Even before economist Richard Florida anointed us as the second-most-creative place in the nation in his 2002 book, The Rise of the Creative Class, the possibility of making both a quantifiable boon and a provable asset out of Austin's artist community has provided local politicos and their minions with reason to play with data. In the early 2000s, Hockenyos' firm, TXP, looked separately at music, nonprofit arts, and film. In 2006, TXP tried to mush it all together. That effort produced a document that, as the Chronicle's Robert Faires wrote at the time ("Arts and the Economy," The Arts, April 14, 2006), argued "the arts make ... a crucial contribution to a city's quality of life, which attracts more business, which boosts the economy still further" – it was, as Faires parenthetically added, "the 'creative class' argument popularized by Richard Florida, who's quoted more than once in TXP's report." The 2006 study put arts-related contributions to Austin's economy at roughly $2.2 billion.

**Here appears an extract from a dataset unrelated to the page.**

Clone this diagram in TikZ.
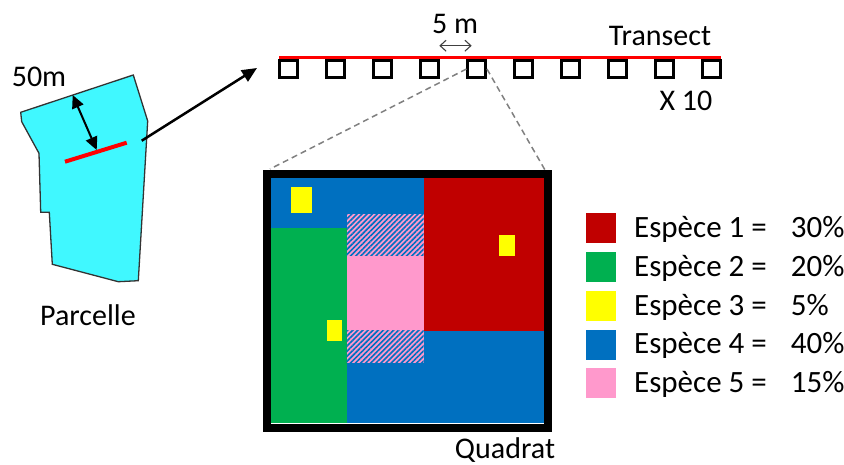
\documentclass[tikz,border=0pt]{standalone}
\usepackage{fontspec}
\setmainfont{Carlito}
\usetikzlibrary{arrows.meta,patterns.meta}
\definecolor{sp1}{HTML}{C00000}
\definecolor{sp2}{HTML}{00B050}
\definecolor{sp3}{HTML}{FFFF00}
\definecolor{sp4}{HTML}{0070C0}
\definecolor{sp5}{HTML}{FF99CC}
\definecolor{parc}{HTML}{40F8FF}
\definecolor{trred}{HTML}{FF0000}
\tikzset{
  lbl/.style={font=\fontsize{30}{35}\selectfont, inner sep=0pt, anchor=base},
  leg/.style={font=\fontsize{31}{37}\selectfont, inner sep=0pt, anchor=base west},
  swatch/.style={fill=#1, draw=none, minimum size=30pt, inner sep=0pt},
  quadsq/.style={draw=black, line width=3pt, minimum size=17.5pt, inner sep=0pt},
  yel/.style={fill=sp3, draw=none},
  hatch/.style={fill=sp5, postaction={pattern={Lines[angle=45,distance=3.6pt,line width=1.6pt]}, pattern color=sp4}},
  zoomline/.style={draw=gray, line width=1.5pt, dash pattern=on 6pt off 4pt},
}
\begin{document}
\begin{tikzpicture}[x=1pt,y=-1pt]
\useasboundingbox (0,0) rectangle (844,464);

% ---- Parcelle ----
\fill[parc, draw={black!80}, line width=1.3pt]
  (20.7,112.3) -- (133.3,75) -- (147.7,121) -- (138.3,280.7) -- (118.3,281.7)
  -- (52.3,264.3) -- (49.3,212.3) -- (40.7,212.3) -- (39,153.3) -- (21.7,121.7) -- cycle;
\coordinate (pl1) at (65,161.7);
\coordinate (pl2) at (126.7,142.7);
\draw[trred, line width=4pt] (pl1) -- (pl2);
\coordinate (d1) at (72.7,95);
\coordinate (d2) at (96.7,150);
\draw[line width=2pt, {Triangle[length=13pt,width=12pt]}-{Triangle[length=13pt,width=12pt]}] (d1) -- (d2);
\node[lbl] (l50) at (39,86.7) {50m};
\node[lbl] (lparc) at (88,325) {Parcelle};

% ---- arrow to transect ----
\coordinate (pa) at (141.7,140.7);
\coordinate (pb) at (257,68);
\draw[line width=2.5pt, -{Triangle[length=15pt,width=13pt]}] (pa) -- (pb);

% ---- Transect ----
\coordinate (tl) at (279,57.7);
\coordinate (tr) at (721,57.7);
\draw[trred, line width=3pt] (tl) -- (tr);
\foreach \i in {1,...,10} {
  \node[quadsq] (q\i) at ({288.7+47*(\i-1)},69) {};
}
\node[lbl] (ltr) at (660,45) {Transect};
\node[lbl] (lx10) at (686,110) {X 10};
\node[lbl] (l5m) at (455,33.3) {5 m};
\coordinate (a5l) at (439.3,45.7);
\coordinate (a5r) at (471.7,45.7);
\draw[black!75, line width=1.1pt, {Straight Barb[length=6pt,width=11pt]}-{Straight Barb[length=6pt,width=11pt]}] (a5l) -- (a5r);

% ---- Quadrat ----
\fill[sp4] (271,178.3) rectangle (543.7,423.3);
\fill[sp1] (423.7,178.3) rectangle (543.7,331);
\fill[sp2] (271,228.3) rectangle (346.7,423.3);
\path[hatch] (346.7,214) rectangle (423.7,256);
\fill[sp5] (346.7,256) rectangle (423.7,330);
\path[hatch] (346.7,330) rectangle (423.7,363.3);
\fill[yel] (291,186.7) rectangle (312.3,212.7);
\fill[yel] (499.3,235) rectangle (514.7,255.7);
\fill[yel] (327.3,320) rectangle (342.3,340.7);
\node[draw=black, line width=8pt, minimum width=281pt, minimum height=253.5pt, inner sep=0pt] (quad) at (407.5,300.75) {};
\node[lbl] (lquad) at (505,458) {Quadrat};
\coordinate (zl) at (270,169);
\coordinate (zr) at (545,170);
\draw[zoomline] (q5.west) -- (zl);
\draw[zoomline] (q5.east) -- (zr);

% ---- Legend ----
\node[swatch=sp1] (s1) at (601,228) {};
\node[swatch=sp2] (s2) at (601,267) {};
\node[swatch=sp3] (s3) at (601,305.8) {};
\node[swatch=sp4] (s4) at (601,344.7) {};
\node[swatch=sp5] (s5) at (601,383.3) {};
\node[leg] (e1) at (634,237.7) {Espèce 1 =};
\node[leg] (e2) at (634,276.3) {Espèce 2 =};
\node[leg] (e3) at (634,315) {Espèce 3 =};
\node[leg] (e4) at (634,353.7) {Espèce 4 =};
\node[leg] (e5) at (634,392.3) {Espèce 5 =};
\node[leg] (p1) at (790.7,237.7) {30\%};
\node[leg] (p2) at (790.7,276.3) {20\%};
\node[leg] (p3) at (790.7,315) {5\%};
\node[leg] (p4) at (790.7,353.7) {40\%};
\node[leg] (p5) at (790.7,392.3) {15\%};
\end{tikzpicture}
\end{document}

The "-related" part earns the Florida model a hefty bit of criticism. As Michael Erard wrote in 2004, "[Florida's] academic peers ... take issue with his definition of the 'creative class,' which includes everyone from pro basketball players and computer programmers to lawyers and fine painters." (See "Naked City," May 21, 2004; also, Erard's "Creative Capital?," Feb. 28, 2003.) Though a portion of Hock­en­yos' study covers a handful of odd items – the economic contributions of coaches and umpires seem particularly out of place – he insists that the meat of his 2012 study doesn't stretch the definition of "arts" categories. Better yet, this latest stab at cultivating the economics of Austin's art scene might actually contain concrete, workable suggestions.

Since Florida's book and the earlier studies, the city has grown into its status as a cultural capital. Indeed, according to Hockenyos' 2012 effort, "the creative sector in Austin's economy (as measured by employment) has risen by about twenty-five percent over the past five years, a pace more rapid than the ten percent growth for the local economy as a whole." As is evidenced by the remarkable growth of SXSW, the wider investing world seems to believe that Austin is, indeed, a worthy cultural destination. In other words, the hard and intangible part – the establishment of status – has been somewhat completed, which allows the city to focus on the tangible actions it needs to take to tend to its Meccadom.

This time around, Hockenyos also gives city officials reason to refocus their cultural attention on gaming and digital media. "[G]ame designers are able to access venture capital funding that other creative sectors cannot," he wrote. "Investors are drawn to innovative technology and the link between new games and these technologies." That history reinforces continued city attempts to attract all sorts of high tech industries, already an achievable goal.

Not that all of Hockenyos' recommendations will meet with acclaim. For live music support, Hockenyos tells his readers: "The regulatory environment (particularly in the central city) has to accommodate the needs of the entertainment industry" – that is, regulation that affects live music he calls "one of the trickiest [factors in play] ... as the urbanist approach to central-city redevelopment ... runs head-on into sound ordinances, parking issues, and the fact that from a real estate perspective the highest and best use of many venues may no longer be as a place to see music." Gentrification issues aside, the idea of relaxing sound regulations in favor of more live music is the sort of thing that about a thousand neighborhood organizations might oppose. Good luck with that.

Still, Council Member Kathie Tovo – herself an NA favorite – welcomed the study, calling the ability to quantify the artistic contributions to the local economy "important" and saying it helps make the city "able to make [the] argument" that investment in culture is a worthwhile enterprise. The bulk of the recommendations of the 2012 study are solid, reasonable, even implementable: Increased support of artistic infrastructure, a bridge between idea-havers and financing, mobility planning that could better support arts tourism, and promotional and branding ideas that remind people about the breadth of culture the city boasts.

Of course, support for the arts – practical or otherwise – is not automatically rubber-stamped. But the artist-friendly image has been embraced by the city, meaning that taxpayer-funded incentives – such as the bond funding for Austin Studios cited in Hockenyos' report or the pilot grant that the city will offer for live music sound mitigation – often escape the criticism aimed at other "corporate" economic incentives, although the latter may bring greater economic return.

For his part, Hockenyos sees his current study as a starting point. "My report should be viewed as the beginning of the conversation," he says. Beginning? Not really. But first to come up with a set of workable proposals? Looks like it.